*WHAT TO WORK ON:*
Every line from the one holding "Reproduce this chart with matplotlib." through the one holding "денежных переводов из" should be returned exactly, both included; the pictures should not.

*THE RECORDS:*
—————
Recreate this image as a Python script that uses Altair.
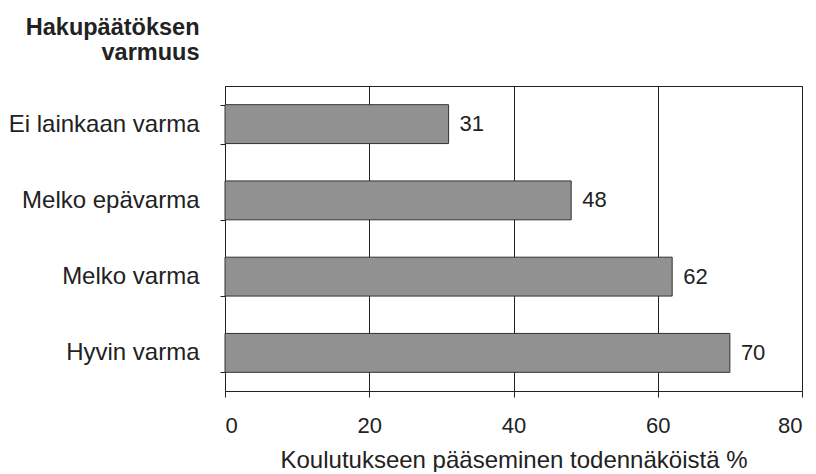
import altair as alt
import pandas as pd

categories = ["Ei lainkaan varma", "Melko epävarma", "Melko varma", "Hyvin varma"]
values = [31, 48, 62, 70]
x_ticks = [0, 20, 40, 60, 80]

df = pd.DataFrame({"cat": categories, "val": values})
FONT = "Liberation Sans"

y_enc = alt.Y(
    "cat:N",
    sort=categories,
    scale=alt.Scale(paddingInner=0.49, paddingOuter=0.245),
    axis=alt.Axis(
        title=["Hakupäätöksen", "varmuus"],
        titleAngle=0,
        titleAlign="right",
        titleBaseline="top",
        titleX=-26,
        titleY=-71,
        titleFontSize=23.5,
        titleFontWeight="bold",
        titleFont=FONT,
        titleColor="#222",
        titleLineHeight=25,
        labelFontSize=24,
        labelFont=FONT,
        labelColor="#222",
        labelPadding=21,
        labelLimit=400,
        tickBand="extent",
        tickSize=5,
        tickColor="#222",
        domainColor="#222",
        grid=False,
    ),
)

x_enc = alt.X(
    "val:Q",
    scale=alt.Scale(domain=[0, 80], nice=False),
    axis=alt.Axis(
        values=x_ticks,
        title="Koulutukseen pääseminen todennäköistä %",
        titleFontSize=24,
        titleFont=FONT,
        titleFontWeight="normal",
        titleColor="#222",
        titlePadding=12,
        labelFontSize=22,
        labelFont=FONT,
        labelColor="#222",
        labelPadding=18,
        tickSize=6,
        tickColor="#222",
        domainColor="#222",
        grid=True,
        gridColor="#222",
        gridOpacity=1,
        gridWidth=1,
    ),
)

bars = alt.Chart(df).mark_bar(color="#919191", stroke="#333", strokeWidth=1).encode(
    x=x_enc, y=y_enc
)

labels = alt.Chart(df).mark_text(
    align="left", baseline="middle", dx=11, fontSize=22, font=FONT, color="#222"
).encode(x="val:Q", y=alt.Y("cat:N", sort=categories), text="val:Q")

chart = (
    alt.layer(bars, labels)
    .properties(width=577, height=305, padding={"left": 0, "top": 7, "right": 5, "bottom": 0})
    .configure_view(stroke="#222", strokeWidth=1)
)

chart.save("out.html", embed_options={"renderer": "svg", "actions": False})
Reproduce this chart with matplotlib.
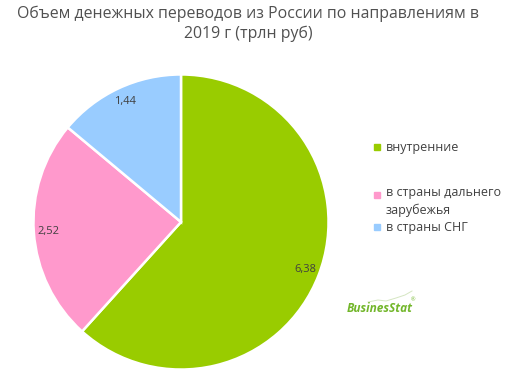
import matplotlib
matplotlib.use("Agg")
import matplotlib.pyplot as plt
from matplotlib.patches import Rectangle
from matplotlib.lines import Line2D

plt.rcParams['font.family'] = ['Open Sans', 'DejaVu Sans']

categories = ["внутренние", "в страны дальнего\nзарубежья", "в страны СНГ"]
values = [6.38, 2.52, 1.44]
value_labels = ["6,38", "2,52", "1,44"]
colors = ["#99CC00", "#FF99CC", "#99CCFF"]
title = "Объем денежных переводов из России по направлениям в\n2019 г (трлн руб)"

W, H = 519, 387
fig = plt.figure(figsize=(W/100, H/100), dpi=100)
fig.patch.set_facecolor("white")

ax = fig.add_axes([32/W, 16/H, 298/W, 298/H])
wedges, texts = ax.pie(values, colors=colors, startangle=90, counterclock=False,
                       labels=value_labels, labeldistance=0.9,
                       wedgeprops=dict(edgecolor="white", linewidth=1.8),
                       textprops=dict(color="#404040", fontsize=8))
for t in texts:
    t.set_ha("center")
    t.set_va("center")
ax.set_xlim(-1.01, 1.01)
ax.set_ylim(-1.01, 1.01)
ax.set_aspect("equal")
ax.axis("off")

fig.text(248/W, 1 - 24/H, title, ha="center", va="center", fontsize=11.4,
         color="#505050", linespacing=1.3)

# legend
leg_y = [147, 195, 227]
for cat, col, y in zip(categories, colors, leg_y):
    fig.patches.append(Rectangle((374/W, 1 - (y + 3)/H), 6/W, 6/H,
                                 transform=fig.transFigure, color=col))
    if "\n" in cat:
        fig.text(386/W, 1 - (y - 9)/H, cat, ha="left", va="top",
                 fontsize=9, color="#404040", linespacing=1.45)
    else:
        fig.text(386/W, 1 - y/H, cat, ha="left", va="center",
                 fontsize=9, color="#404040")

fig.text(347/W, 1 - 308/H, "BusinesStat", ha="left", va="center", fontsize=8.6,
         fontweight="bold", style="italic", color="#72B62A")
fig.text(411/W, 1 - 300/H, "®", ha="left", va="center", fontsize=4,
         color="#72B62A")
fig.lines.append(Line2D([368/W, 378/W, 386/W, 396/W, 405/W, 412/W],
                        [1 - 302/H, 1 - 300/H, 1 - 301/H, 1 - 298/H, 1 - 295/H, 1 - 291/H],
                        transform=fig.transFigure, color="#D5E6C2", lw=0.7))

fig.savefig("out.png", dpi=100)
—————
*ANSWER TO THIS EXERCISE:*
Reproduce this chart with matplotlib.
import matplotlib
matplotlib.use("Agg")
import matplotlib.pyplot as plt
from matplotlib.patches import Rectangle
from matplotlib.lines import Line2D

plt.rcParams['font.family'] = ['Open Sans', 'DejaVu Sans']

categories = ["внутренние", "в страны дальнего\nзарубежья", "в страны СНГ"]
values = [6.38, 2.52, 1.44]
value_labels = ["6,38", "2,52", "1,44"]
colors = ["#99CC00", "#FF99CC", "#99CCFF"]
title = "Объем денежных переводов из России по направлениям в\n2019 г (трлн руб)"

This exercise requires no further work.